#### Exercise objective:
Write the lines out again, from the top of the material to the line containing "(lt3) at (37,125)", pictures excluded.
-*-
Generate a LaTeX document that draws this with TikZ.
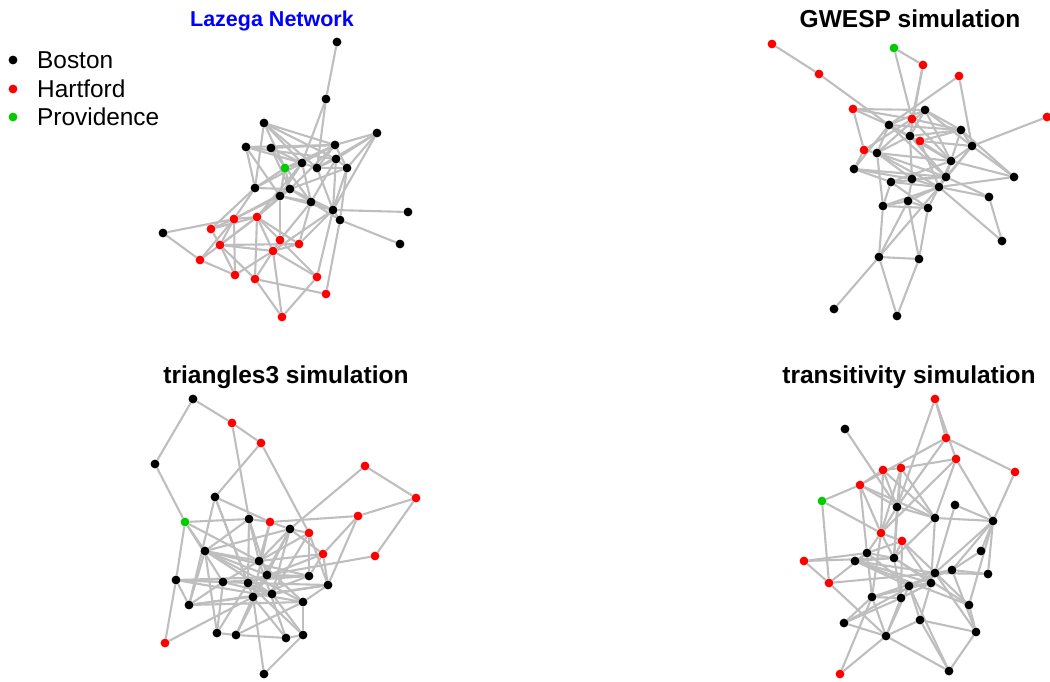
\documentclass[tikz,border=0pt]{standalone}
\usepackage{fontspec}
\setmainfont{Liberation Sans}
\pgfdeclarelayer{edges}
\pgfsetlayers{edges,main}
\definecolor{edgegray}{RGB}{190,190,190}
\definecolor{vred}{RGB}{255,0,0}
\definecolor{vgreen}{RGB}{0,205,0}
\definecolor{titleblue}{RGB}{0,0,255}
\tikzset{
  vtx/.style={circle,inner sep=0pt,minimum size=8.8pt,draw=none},
  tie/.style={draw=edgegray,line width=2.1pt},
  ptitle/.style={font=\fontsize{24.5}{28}\selectfont\bfseries,anchor=base,inner sep=0pt},
  legtext/.style={font=\fontsize{24.4}{28}\selectfont,anchor=base west,inner sep=0pt}
}
\begin{document}
\begin{tikzpicture}[x=1pt,y=-1pt]
\useasboundingbox (0,0) rectangle (1050,681);

% ---------- titles ----------
\node[ptitle,text=titleblue,font=\fontsize{21.5}{26}\selectfont\bfseries] (t1) at (272,26) {Lazega Network};
\node[ptitle] (t2) at (910,27) {GWESP simulation};
\node[ptitle] (t3) at (286,383) {triangles3 simulation};
\node[ptitle] (t4) at (909,383) {transitivity simulation};

% ---------- legend ----------
\node[vtx,fill=black] (lg1) at (13,60) {};
\node[vtx,fill=vred] (lg2) at (13,89) {};
\node[vtx,fill=vgreen] (lg3) at (13,117) {};
\node[legtext] (lt1) at (37,68) {Boston};
\node[legtext] (lt2) at (37,97) {Hartford};
\node[legtext] (lt3) at (37,125) {Providence};

% ---------- Lazega network ----------
\foreach \n/\x/\y/\c in {p1/337/42/black, p2/326/99/black, p3/264/123/black, p4/377/133/black,
  p5/246/147/black, p6/271/148/black, p7/335/145/black, p8/336/159/black, p9/302/163/black,
  p10/317/168/black, p11/347/168/black, p12/255/188/black, p13/290/189/black, p14/280/196/black,
  p15/311/202/black, p16/333/210/black, p17/340/220/black, p18/408/212/black, p19/400/244/black,
  p20/163/233/black, p21/285/168/vgreen, p22/234/219/vred, p23/257/217/vred, p24/211/229/vred,
  p25/220/245/vred, p26/280/240/vred, p27/299/244/vred, p28/273/251/vred, p29/200/260/vred,
  p30/235/275/vred, p31/255/279/vred, p32/317/277/vred, p33/326/294/vred, p34/282/317/vred}
  \node[vtx,fill=\c] (\n) at (\x,\y) {};
\begin{pgfonlayer}{edges}
\foreach \a/\b in {p1/p2, p2/p9, p2/p10, p3/p9, p3/p10, p3/p12, p3/p21, p3/p8, p4/p8, p4/p11,
  p4/p10, p5/p9, p5/p14, p5/p12, p5/p8, p6/p7, p6/p13, p6/p15, p7/p11, p7/p10, p7/p9, p7/p21,
  p7/p13, p18/p16, p19/p17, p20/p22, p20/p29, p34/p31, p34/p32, p34/p28, p33/p17, p31/p33,
  p32/p26, p32/p16, p32/p28, p29/p30, p29/p23, p29/p22, p30/p28, p30/p25, p30/p22, p31/p23,
  p31/p28, p31/p25, p28/p26, p28/p27, p28/p16, p28/p25, p28/p23, p26/p14, p26/p23, p26/p15,
  p27/p15, p27/p23, p27/p16, p27/p25, p24/p22, p24/p23, p24/p12, p24/p25, p22/p23, p22/p12,
  p22/p14, p22/p25, p22/p13, p25/p23, p23/p13, p23/p14, p23/p9, p12/p21, p12/p9, p14/p16,
  p14/p15, p13/p11, p13/p15, p15/p16, p15/p9, p15/p8, p15/p17, p16/p11, p16/p8, p16/p10,
  p16/p17, p17/p11, p21/p9, p21/p14, p9/p10, p10/p8, p8/p11, p10/p11, p5/p7, p6/p9, p3/p7,
  p12/p13, p14/p9, p13/p16, p21/p13, p4/p7, p4/p16}
  \draw[tie] (\a) -- (\b);
\end{pgfonlayer}

% ---------- GWESP simulation ----------
\foreach \n/\x/\y/\c in {q1/772/44/vred, q2/819/74/vred, q3/923/65/vred, q4/959/76/vred,
  q5/1047/117/vred, q6/853/109/vred, q7/912/119/vred, q8/920/141/vred, q9/864/150/vred,
  q10/894/48/vgreen, q11/925/110/black, q12/889/125/black, q13/961/130/black, q14/910/136/black,
  q15/972/146/black, q16/877/153/black, q17/951/161/black, q18/854/169/black, q19/1014/177/black,
  q20/891/182/black, q21/912/179/black, q22/946/177/black, q23/939/187/black, q24/989/197/black,
  q25/908/201/black, q26/883/206/black, q27/928/208/black, q28/1002/241/black, q29/879/257/black,
  q30/919/259/black, q31/834/309/black, q32/897/316/black}
  \node[vtx,fill=\c] (\n) at (\x,\y) {};
\begin{pgfonlayer}{edges}
\foreach \a/\b in {q1/q2, q2/q12, q10/q3, q10/q7, q3/q7, q3/q14, q4/q12, q4/q15, q5/q15,
  q6/q12, q6/q7, q6/q9, q15/q19, q15/q17, q15/q11, q15/q13, q15/q8, q15/q23, q19/q17, q19/q23,
  q19/q13, q24/q28, q24/q23, q24/q22, q28/q23, q29/q30, q29/q31, q29/q32, q30/q32, q29/q26,
  q29/q25, q29/q23, q30/q27, q30/q25, q26/q27, q26/q25, q26/q20, q26/q23, q26/q16, q27/q23,
  q27/q25, q27/q20, q25/q23, q25/q21, q18/q20, q18/q9, q18/q12, q18/q22, q18/q21, q12/q11,
  q12/q14, q12/q16, q12/q17, q11/q13, q11/q14, q11/q17, q13/q14, q13/q8, q13/q17, q14/q21,
  q14/q22, q14/q16, q8/q23, q16/q17, q16/q21, q16/q22, q9/q16, q9/q7, q7/q13, q7/q17, q20/q23,
  q21/q22, q22/q17, q23/q17, q20/q17, q15/q22, q12/q13, q11/q16, q14/q17, q16/q23, q20/q22,
  q21/q23, q12/q22, q8/q17, q6/q11}
  \draw[tie] (\a) -- (\b);
\end{pgfonlayer}

% ---------- triangles3 simulation ----------
\foreach \n/\x/\y/\c in {r1/193/399/black, r2/155/464/black, r3/215/497/black, r4/249/519/black,
  r5/290/529/black, r6/205/551/black, r7/259/561/black, r8/267/575/black, r9/309/576/black,
  r10/176/580/black, r11/223/582/black, r12/248/583/black, r13/328/585/black, r14/253/597/black,
  r15/272/594/black, r16/303/602/black, r17/189/605/black, r18/217/633/black, r19/236/635/black,
  r20/286/638/black, r21/303/635/black, r22/264/674/black, r23/232/423/vred, r24/261/443/vred,
  r25/365/466/vred, r26/416/498/vred, r27/270/522/vred, r28/358/516/vred, r29/309/533/vred,
  r30/323/554/vred, r31/375/556/vred, r32/165/643/vred, r33/185/522/vgreen}
  \node[vtx,fill=\c] (\n) at (\x,\y) {};
\begin{pgfonlayer}{edges}
\foreach \a/\b in {r1/r23, r23/r24, r1/r2, r2/r33, r23/r4, r24/r3, r24/r29, r25/r26, r25/r5,
  r26/r28, r26/r31, r28/r27, r28/r30, r28/r13, r33/r4, r33/r6, r33/r10, r33/r7, r33/r11, r3/r27,
  r3/r17, r3/r14, r3/r12, r31/r8, r6/r4, r6/r5, r6/r8, r6/r9, r6/r16, r6/r18, r6/r17, r6/r7,
  r10/r17, r10/r32, r10/r11, r10/r12, r10/r9, r32/r14, r17/r15, r17/r16, r17/r11, r11/r18,
  r11/r7, r11/r15, r18/r19, r19/r20, r20/r21, r21/r16, r19/r14, r19/r16, r18/r12, r19/r8,
  r22/r14, r22/r21, r20/r14, r20/r7, r21/r15, r21/r12, r13/r16, r13/r30, r13/r29, r13/r15,
  r9/r29, r9/r30, r9/r8, r9/r14, r30/r5, r30/r7, r30/r12, r7/r4, r7/r27, r7/r5, r7/r16, r7/r29,
  r8/r4, r8/r5, r8/r12, r12/r4, r12/r15, r12/r13, r14/r27, r14/r5, r15/r5, r15/r29, r27/r5,
  r27/r4, r5/r29, r6/r15, r10/r16, r17/r13, r11/r9}
  \draw[tie] (\a) -- (\b);
\end{pgfonlayer}

% ---------- transitivity simulation ----------
\foreach \n/\x/\y/\c in {s1/935/399/vred, s2/946/438/vred, s3/956/459/vred, s4/1015/472/vred,
  s5/883/470/vred, s6/901/468/vred, s7/860/485/vred, s8/881/533/vred, s9/902/541/vred,
  s10/804/561/vred, s11/829/583/vred, s12/840/674/vred, s13/822/501/vgreen, s14/845/429/black,
  s15/897/507/black, s16/955/505/black, s17/935/518/black, s18/993/521/black, s19/867/553/black,
  s20/855/561/black, s21/894/558/black, s22/981/551/black, s23/935/573/black, s24/952/570/black,
  s25/988/574/black, s26/909/586/black, s27/931/583/black, s28/872/597/black, s29/901/598/black,
  s30/969/605/black, s31/844/623/black, s32/920/620/black, s33/976/632/black, s34/886/636/black,
  s35/949/671/black}
  \node[vtx,fill=\c] (\n) at (\x,\y) {};
\begin{pgfonlayer}{edges}
\foreach \a/\b in {s1/s2, s1/s3, s1/s15, s14/s15, s2/s4, s2/s7, s2/s15, s3/s6, s3/s17, s3/s18,
  s3/s8, s4/s18, s5/s7, s5/s6, s5/s8, s5/s15, s5/s17, s6/s15, s6/s17, s6/s8, s6/s21, s7/s13,
  s7/s15, s7/s17, s7/s8, s7/s19, s13/s8, s13/s11, s15/s8, s15/s17, s17/s18, s17/s21, s16/s18,
  s16/s23, s18/s22, s18/s25, s18/s24, s18/s23, s18/s30, s10/s11, s10/s19, s10/s21, s11/s19,
  s11/s34, s11/s23, s12/s34, s12/s28, s34/s35, s34/s32, s34/s31, s34/s28, s34/s29, s34/s26,
  s35/s32, s35/s33, s35/s26, s33/s30, s33/s32, s33/s23, s33/s24, s32/s27, s32/s26, s31/s28,
  s31/s29, s31/s23, s28/s29, s28/s27, s28/s24, s28/s19, s29/s27, s29/s21, s26/s23, s26/s24,
  s26/s20, s23/s24, s23/s25, s24/s25, s24/s22, s20/s19, s20/s21, s20/s27, s20/s30, s19/s21,
  s19/s8, s19/s9, s21/s9, s21/s27, s21/s30, s8/s9, s8/s28, s8/s21, s9/s27, s9/s30, s9/s29,
  s15/s21, s17/s27, s26/s27, s19/s26, s20/s23}
  \draw[tie] (\a) -- (\b);
\end{pgfonlayer}
\end{tikzpicture}
\end{document}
-*-
#### Response to the exercise:
Generate a LaTeX document that draws this with TikZ.
\documentclass[tikz,border=0pt]{standalone}
\usepackage{fontspec}
\setmainfont{Liberation Sans}
\pgfdeclarelayer{edges}
\pgfsetlayers{edges,main}
\definecolor{edgegray}{RGB}{190,190,190}
\definecolor{vred}{RGB}{255,0,0}
\definecolor{vgreen}{RGB}{0,205,0}
\definecolor{titleblue}{RGB}{0,0,255}
\tikzset{
  vtx/.style={circle,inner sep=0pt,minimum size=8.8pt,draw=none},
  tie/.style={draw=edgegray,line width=2.1pt},
  ptitle/.style={font=\fontsize{24.5}{28}\selectfont\bfseries,anchor=base,inner sep=0pt},
  legtext/.style={font=\fontsize{24.4}{28}\selectfont,anchor=base west,inner sep=0pt}
}
\begin{document}
\begin{tikzpicture}[x=1pt,y=-1pt]
\useasboundingbox (0,0) rectangle (1050,681);

% ---------- titles ----------
\node[ptitle,text=titleblue,font=\fontsize{21.5}{26}\selectfont\bfseries] (t1) at (272,26) {Lazega Network};
\node[ptitle] (t2) at (910,27) {GWESP simulation};
\node[ptitle] (t3) at (286,383) {triangles3 simulation};
\node[ptitle] (t4) at (909,383) {transitivity simulation};

% ---------- legend ----------
\node[vtx,fill=black] (lg1) at (13,60) {};
\node[vtx,fill=vred] (lg2) at (13,89) {};
\node[vtx,fill=vgreen] (lg3) at (13,117) {};
\node[legtext] (lt1) at (37,68) {Boston};
\node[legtext] (lt2) at (37,97) {Hartford};
\node[legtext] (lt3) at (37,125) {Providence};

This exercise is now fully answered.